JJ: Part of it was giving voice to people. As a public person who puts my ideas out there in newspapers and podcasts and videos on a regular basis, I receive a lot of messages from people of all different backgrounds, who tell me, “Hey Jamil, I agree with you. I wish I could say that.” Or, “Hey Jamil, thanks for saying what you say. People need to know that not all of us think the same way.” But they don’t feel empowered, or safe, to say those things themselves. So part of why it was important to not to do this essay series with established writers — and yes, we did have Jon Kay providing his perspective as the elder statesmen of the group — but it was important for us to show people you don’t have to be an established writer to have an opinion worth sharing on something that’s affecting your life.

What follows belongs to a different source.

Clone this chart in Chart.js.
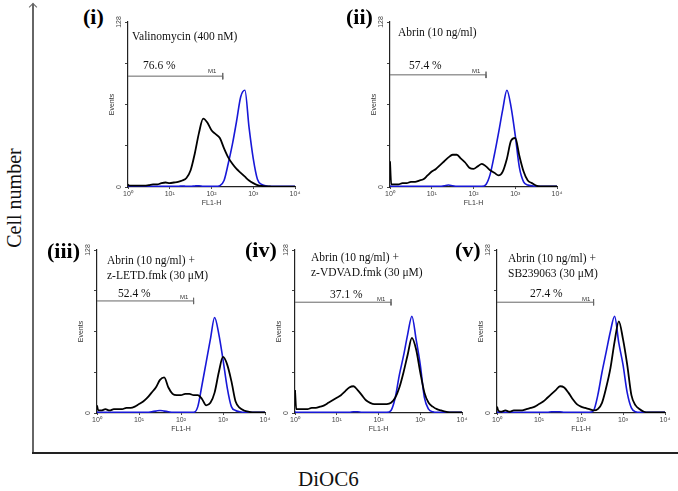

Even though it might feel, as a person of colour, that you are alone if you don’t embrace this way of thinking, the truth is you’re not alone. That’s one of the main things that I try to communicate to people. One of the best ways to get that message across is to act in unity. To bring people together who don’t agree on every issue, who have different experiences, who come from different neighbourhoods and different cultural backgrounds. And say: One thing we do have in common is that we don’t think this theory, critical race theory, speaks for us. And speaks to our experience in this country. And to show people you can have that point of view and that experience and not be ostracized.